### INPUT ROWS ###

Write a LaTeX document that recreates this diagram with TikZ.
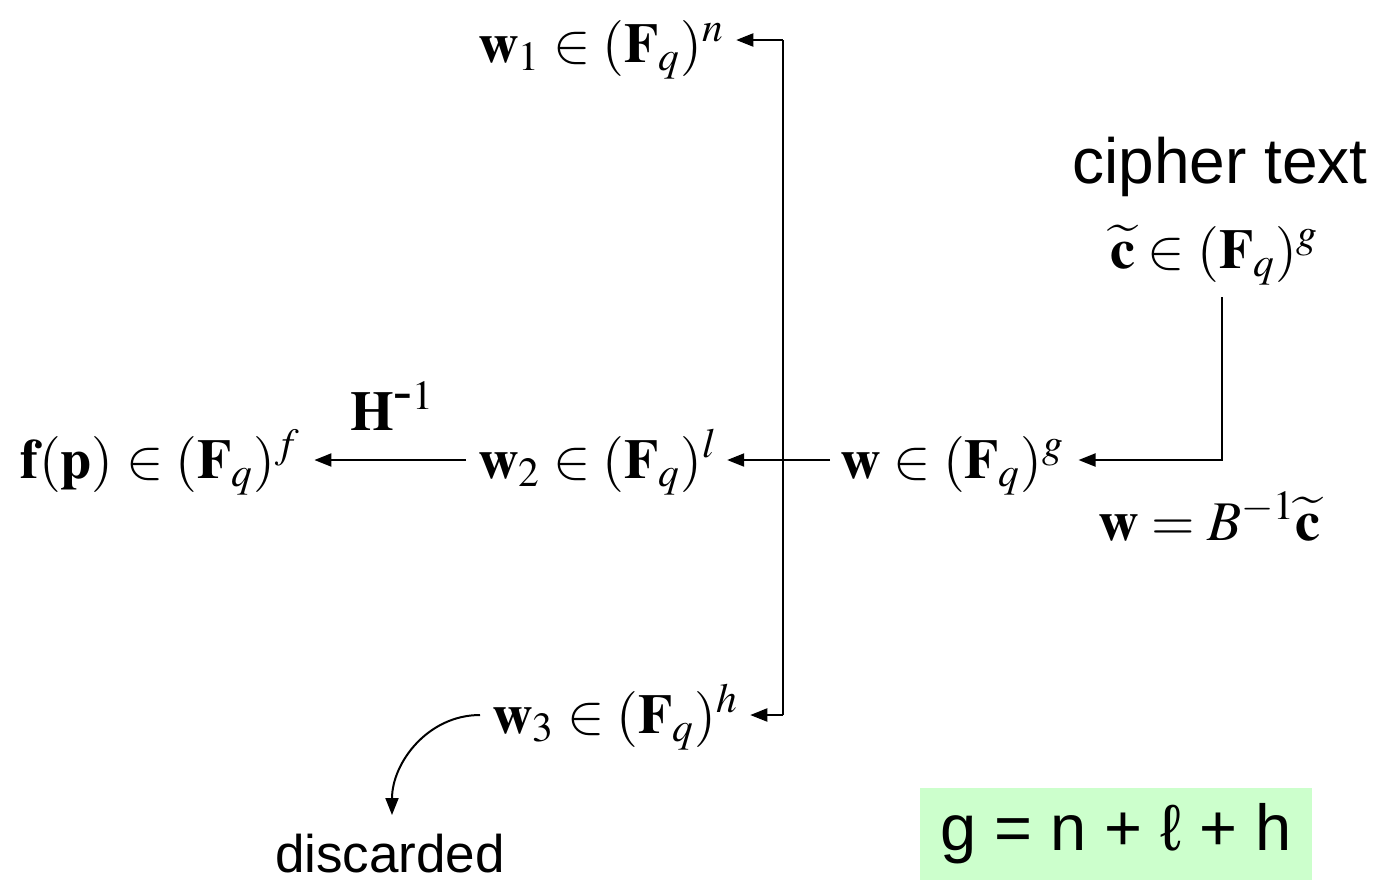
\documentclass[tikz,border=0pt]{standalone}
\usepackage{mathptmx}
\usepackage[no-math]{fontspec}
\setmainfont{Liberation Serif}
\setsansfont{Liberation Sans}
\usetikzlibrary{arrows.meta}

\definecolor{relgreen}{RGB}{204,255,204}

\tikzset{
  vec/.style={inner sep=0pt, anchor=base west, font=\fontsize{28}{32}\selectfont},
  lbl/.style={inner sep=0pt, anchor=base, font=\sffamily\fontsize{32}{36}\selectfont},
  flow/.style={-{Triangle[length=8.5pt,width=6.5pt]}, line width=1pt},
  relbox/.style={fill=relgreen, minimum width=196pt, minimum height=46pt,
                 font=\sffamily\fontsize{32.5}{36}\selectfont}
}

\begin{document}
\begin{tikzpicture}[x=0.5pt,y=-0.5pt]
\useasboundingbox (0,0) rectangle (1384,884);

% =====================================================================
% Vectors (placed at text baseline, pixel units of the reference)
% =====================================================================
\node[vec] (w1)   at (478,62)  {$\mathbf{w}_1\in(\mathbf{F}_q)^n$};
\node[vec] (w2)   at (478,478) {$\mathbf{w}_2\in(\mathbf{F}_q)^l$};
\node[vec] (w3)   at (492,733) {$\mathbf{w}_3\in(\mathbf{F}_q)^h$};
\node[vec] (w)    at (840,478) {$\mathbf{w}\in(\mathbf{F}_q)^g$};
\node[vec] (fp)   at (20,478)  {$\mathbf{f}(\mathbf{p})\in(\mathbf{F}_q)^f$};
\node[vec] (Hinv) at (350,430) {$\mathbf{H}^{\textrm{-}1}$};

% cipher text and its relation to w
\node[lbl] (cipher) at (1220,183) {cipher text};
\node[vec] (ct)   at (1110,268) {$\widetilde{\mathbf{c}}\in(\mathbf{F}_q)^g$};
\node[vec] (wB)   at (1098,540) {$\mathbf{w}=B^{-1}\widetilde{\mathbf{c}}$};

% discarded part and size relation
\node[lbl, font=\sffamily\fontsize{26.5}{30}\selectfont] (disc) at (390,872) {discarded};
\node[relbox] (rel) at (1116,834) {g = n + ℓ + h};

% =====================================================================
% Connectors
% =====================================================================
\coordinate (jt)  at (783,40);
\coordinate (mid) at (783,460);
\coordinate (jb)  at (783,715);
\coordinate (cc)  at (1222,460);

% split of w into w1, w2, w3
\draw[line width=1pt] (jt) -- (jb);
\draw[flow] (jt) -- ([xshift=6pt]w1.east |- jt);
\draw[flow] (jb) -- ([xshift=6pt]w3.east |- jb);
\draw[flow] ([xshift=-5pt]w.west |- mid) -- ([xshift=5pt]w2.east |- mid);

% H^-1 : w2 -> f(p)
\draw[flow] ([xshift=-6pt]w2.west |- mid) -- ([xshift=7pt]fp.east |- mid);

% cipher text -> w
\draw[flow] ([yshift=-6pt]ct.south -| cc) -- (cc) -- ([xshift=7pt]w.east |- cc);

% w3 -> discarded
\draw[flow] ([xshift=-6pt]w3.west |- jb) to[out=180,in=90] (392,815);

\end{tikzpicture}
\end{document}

###
### INPUT ROWS ###

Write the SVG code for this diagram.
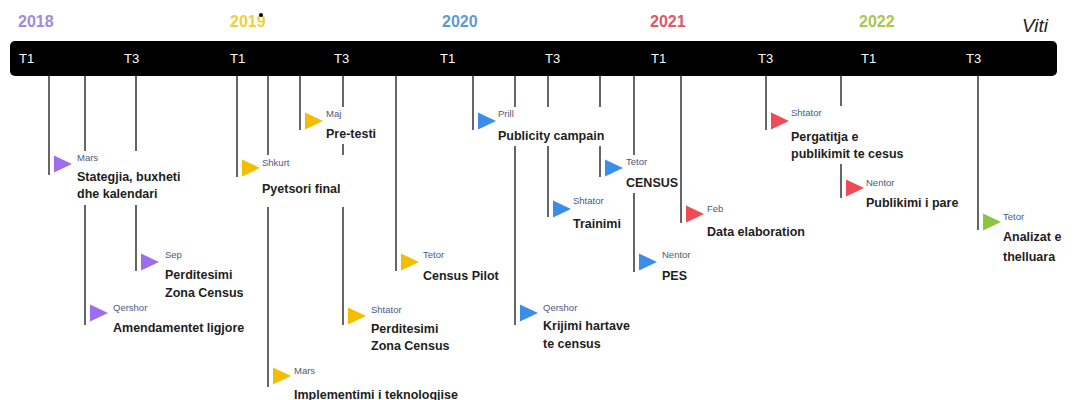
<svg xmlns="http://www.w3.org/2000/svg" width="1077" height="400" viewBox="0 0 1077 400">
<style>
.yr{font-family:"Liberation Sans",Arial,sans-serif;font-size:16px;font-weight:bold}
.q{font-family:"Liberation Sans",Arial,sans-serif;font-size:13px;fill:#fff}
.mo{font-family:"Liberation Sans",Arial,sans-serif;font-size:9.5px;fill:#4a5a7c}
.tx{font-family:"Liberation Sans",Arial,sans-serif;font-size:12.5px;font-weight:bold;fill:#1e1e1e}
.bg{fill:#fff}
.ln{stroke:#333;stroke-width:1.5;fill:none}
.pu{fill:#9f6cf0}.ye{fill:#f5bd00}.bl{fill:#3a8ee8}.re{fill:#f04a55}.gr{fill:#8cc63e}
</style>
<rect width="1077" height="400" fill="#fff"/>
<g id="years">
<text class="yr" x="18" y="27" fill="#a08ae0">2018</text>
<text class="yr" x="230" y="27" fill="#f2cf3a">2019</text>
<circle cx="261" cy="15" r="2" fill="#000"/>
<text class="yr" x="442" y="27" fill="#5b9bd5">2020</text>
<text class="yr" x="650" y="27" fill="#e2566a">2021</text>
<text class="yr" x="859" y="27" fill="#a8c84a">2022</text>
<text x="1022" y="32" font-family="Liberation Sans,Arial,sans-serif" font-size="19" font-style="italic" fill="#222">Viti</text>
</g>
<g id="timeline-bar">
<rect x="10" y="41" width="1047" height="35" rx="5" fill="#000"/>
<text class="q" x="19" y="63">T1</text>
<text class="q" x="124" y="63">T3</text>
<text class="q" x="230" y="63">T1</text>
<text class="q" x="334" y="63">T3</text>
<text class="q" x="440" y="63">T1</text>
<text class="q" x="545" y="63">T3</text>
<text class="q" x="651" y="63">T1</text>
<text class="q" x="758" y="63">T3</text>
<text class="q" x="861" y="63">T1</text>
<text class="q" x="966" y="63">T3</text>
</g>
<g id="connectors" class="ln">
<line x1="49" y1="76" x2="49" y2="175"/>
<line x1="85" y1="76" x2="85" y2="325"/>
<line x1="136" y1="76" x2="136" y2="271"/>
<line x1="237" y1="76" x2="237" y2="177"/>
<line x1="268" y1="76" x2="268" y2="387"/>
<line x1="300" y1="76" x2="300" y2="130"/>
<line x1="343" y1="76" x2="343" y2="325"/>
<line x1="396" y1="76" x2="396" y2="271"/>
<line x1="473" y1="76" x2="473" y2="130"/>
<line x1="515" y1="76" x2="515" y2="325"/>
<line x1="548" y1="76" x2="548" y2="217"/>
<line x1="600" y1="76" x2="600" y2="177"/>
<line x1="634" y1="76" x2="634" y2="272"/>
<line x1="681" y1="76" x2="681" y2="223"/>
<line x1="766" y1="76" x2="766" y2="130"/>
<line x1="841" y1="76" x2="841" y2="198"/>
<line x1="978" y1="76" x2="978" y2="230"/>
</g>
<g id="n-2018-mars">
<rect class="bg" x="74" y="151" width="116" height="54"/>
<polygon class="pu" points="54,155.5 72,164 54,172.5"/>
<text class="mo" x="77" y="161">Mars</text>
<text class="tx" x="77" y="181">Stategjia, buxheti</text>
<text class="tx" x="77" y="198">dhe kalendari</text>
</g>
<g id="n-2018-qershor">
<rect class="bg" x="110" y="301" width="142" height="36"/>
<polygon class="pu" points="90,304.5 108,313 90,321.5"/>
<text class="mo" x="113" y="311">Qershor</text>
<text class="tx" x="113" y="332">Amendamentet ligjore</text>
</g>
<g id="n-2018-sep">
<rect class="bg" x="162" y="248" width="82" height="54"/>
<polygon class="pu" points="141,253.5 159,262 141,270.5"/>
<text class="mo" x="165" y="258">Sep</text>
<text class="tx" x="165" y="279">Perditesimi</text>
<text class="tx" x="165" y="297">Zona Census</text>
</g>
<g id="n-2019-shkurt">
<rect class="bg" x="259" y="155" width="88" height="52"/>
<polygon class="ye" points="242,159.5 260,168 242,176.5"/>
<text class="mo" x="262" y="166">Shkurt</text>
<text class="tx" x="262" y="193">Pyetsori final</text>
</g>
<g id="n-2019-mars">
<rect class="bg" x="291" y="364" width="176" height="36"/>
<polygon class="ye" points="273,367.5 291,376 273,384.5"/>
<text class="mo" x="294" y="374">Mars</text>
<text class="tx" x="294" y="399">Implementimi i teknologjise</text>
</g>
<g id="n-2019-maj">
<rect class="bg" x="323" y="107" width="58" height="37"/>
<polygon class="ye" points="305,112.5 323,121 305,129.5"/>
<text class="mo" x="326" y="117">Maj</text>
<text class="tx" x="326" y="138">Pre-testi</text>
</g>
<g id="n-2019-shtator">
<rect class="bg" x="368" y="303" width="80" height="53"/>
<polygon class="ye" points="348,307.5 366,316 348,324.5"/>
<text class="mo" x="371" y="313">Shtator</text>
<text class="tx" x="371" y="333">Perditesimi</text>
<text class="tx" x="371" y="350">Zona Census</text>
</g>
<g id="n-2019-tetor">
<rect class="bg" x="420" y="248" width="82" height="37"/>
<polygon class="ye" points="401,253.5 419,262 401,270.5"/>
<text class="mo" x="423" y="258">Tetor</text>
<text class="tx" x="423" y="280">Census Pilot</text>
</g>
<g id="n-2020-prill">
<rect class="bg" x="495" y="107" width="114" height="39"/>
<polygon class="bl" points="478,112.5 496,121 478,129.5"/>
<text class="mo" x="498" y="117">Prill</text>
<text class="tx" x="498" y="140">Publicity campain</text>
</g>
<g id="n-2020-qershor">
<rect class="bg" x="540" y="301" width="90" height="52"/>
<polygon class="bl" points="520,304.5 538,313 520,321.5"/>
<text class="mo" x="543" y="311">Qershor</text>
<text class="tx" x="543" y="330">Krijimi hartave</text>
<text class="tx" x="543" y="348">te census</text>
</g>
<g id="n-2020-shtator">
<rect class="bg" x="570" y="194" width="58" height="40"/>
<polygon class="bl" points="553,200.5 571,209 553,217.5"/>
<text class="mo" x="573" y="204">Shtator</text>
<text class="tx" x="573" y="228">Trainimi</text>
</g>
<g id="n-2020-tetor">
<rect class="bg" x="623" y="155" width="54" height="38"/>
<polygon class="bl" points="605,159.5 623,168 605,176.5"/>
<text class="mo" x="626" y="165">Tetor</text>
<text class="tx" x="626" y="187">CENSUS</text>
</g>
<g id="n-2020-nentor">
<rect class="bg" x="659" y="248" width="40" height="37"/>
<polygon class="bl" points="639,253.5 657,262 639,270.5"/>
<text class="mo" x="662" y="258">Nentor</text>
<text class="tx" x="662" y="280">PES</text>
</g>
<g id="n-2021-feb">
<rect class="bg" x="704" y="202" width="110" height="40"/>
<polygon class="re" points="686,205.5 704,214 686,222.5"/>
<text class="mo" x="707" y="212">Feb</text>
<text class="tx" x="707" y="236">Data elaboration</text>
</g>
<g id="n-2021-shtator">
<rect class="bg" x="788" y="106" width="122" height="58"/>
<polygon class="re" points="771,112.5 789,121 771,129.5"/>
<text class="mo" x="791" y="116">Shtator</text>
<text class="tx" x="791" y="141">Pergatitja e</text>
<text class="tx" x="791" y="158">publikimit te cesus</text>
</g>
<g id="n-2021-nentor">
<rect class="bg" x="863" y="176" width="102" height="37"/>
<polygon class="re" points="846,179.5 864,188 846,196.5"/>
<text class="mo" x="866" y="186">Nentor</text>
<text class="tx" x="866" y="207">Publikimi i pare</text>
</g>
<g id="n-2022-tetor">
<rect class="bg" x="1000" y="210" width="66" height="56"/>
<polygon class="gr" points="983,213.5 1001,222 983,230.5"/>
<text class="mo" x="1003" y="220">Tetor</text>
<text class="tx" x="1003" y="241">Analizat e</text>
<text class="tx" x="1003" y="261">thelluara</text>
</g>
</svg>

###
### INPUT ROWS ###

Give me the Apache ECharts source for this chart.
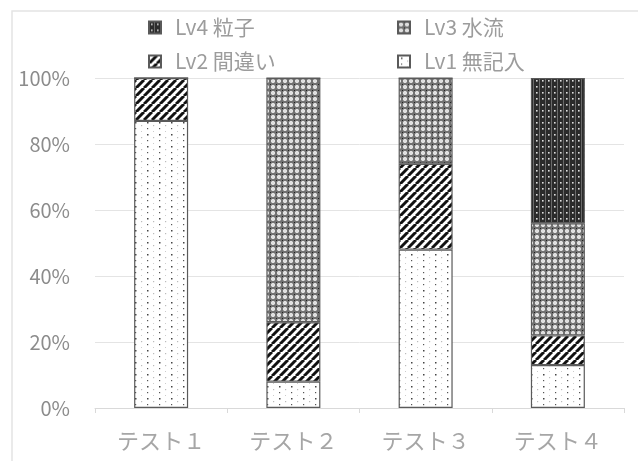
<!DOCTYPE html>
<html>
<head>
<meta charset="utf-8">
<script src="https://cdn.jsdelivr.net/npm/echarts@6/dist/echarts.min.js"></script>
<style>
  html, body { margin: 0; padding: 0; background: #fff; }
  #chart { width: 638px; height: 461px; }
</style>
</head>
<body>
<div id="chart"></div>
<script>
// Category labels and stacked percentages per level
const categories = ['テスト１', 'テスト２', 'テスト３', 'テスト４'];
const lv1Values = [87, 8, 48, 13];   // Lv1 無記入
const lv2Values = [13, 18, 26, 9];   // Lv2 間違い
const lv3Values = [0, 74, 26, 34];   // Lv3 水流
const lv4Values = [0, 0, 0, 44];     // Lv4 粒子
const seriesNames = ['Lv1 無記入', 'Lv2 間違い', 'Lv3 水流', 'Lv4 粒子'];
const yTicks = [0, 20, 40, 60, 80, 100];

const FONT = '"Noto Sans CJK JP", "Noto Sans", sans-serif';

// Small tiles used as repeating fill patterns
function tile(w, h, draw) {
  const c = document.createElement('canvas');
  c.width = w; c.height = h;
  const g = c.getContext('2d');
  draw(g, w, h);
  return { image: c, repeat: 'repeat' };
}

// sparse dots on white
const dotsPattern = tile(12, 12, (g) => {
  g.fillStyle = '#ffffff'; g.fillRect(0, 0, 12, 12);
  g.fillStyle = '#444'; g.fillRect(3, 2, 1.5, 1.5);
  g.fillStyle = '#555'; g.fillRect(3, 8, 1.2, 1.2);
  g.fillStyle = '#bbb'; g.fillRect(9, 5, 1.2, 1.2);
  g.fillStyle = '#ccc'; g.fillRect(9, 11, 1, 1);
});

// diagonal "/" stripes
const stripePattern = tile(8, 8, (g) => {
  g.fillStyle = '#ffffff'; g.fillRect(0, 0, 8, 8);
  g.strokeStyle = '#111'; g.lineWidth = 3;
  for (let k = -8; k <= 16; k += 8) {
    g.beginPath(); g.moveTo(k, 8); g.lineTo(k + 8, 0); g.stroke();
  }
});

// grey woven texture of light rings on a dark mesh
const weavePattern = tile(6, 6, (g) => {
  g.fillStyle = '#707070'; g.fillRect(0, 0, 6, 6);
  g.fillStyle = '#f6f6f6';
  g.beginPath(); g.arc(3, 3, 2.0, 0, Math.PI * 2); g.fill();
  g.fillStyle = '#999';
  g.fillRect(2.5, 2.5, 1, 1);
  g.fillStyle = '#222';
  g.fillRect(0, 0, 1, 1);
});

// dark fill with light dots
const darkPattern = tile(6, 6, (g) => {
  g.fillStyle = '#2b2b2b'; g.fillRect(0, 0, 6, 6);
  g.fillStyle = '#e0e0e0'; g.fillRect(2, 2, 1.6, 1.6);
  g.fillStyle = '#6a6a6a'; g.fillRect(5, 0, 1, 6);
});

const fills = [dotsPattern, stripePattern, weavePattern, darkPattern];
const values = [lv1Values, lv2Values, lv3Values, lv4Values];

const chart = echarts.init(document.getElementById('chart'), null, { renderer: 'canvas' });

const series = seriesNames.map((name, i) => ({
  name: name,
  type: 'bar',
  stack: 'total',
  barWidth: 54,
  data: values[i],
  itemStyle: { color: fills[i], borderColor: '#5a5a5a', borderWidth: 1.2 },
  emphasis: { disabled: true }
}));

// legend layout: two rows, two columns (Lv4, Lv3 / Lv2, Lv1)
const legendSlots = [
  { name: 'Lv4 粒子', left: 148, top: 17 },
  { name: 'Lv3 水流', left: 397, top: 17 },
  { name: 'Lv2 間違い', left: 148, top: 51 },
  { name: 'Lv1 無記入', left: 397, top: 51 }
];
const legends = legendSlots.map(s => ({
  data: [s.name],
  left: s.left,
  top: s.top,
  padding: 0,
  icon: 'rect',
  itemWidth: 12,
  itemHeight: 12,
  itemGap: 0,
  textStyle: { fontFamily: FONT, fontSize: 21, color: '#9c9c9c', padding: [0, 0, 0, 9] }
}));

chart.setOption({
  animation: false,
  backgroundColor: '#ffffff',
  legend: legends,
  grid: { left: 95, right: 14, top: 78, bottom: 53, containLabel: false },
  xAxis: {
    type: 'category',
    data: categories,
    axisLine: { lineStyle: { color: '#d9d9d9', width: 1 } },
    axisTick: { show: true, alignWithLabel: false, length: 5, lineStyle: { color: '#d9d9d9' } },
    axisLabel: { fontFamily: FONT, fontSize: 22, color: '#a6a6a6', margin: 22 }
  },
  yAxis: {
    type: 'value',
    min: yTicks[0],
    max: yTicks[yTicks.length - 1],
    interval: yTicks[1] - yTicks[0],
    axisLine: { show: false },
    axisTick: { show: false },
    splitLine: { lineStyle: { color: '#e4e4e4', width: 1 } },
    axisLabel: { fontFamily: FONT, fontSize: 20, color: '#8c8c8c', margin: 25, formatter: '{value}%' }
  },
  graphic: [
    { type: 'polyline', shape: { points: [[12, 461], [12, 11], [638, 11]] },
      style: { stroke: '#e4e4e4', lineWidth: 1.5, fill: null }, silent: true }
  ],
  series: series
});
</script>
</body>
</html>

###

■ OBJECTIVE ■
Keep to the lines between the line with "Give me the" and the line with "const yTicks = [0, 20, 40, 60, 80, 100];", inclusive, and transcribe them without pictures.

■ RIGHT ANSWER ■
Give me the Apache ECharts source for this chart.
<!DOCTYPE html>
<html>
<head>
<meta charset="utf-8">
<script src="https://cdn.jsdelivr.net/npm/echarts@6/dist/echarts.min.js"></script>
<style>
  html, body { margin: 0; padding: 0; background: #fff; }
  #chart { width: 638px; height: 461px; }
</style>
</head>
<body>
<div id="chart"></div>
<script>
// Category labels and stacked percentages per level
const categories = ['テスト１', 'テスト２', 'テスト３', 'テスト４'];
const lv1Values = [87, 8, 48, 13];   // Lv1 無記入
const lv2Values = [13, 18, 26, 9];   // Lv2 間違い
const lv3Values = [0, 74, 26, 34];   // Lv3 水流
const lv4Values = [0, 0, 0, 44];     // Lv4 粒子
const seriesNames = ['Lv1 無記入', 'Lv2 間違い', 'Lv3 水流', 'Lv4 粒子'];
const yTicks = [0, 20, 40, 60, 80, 100];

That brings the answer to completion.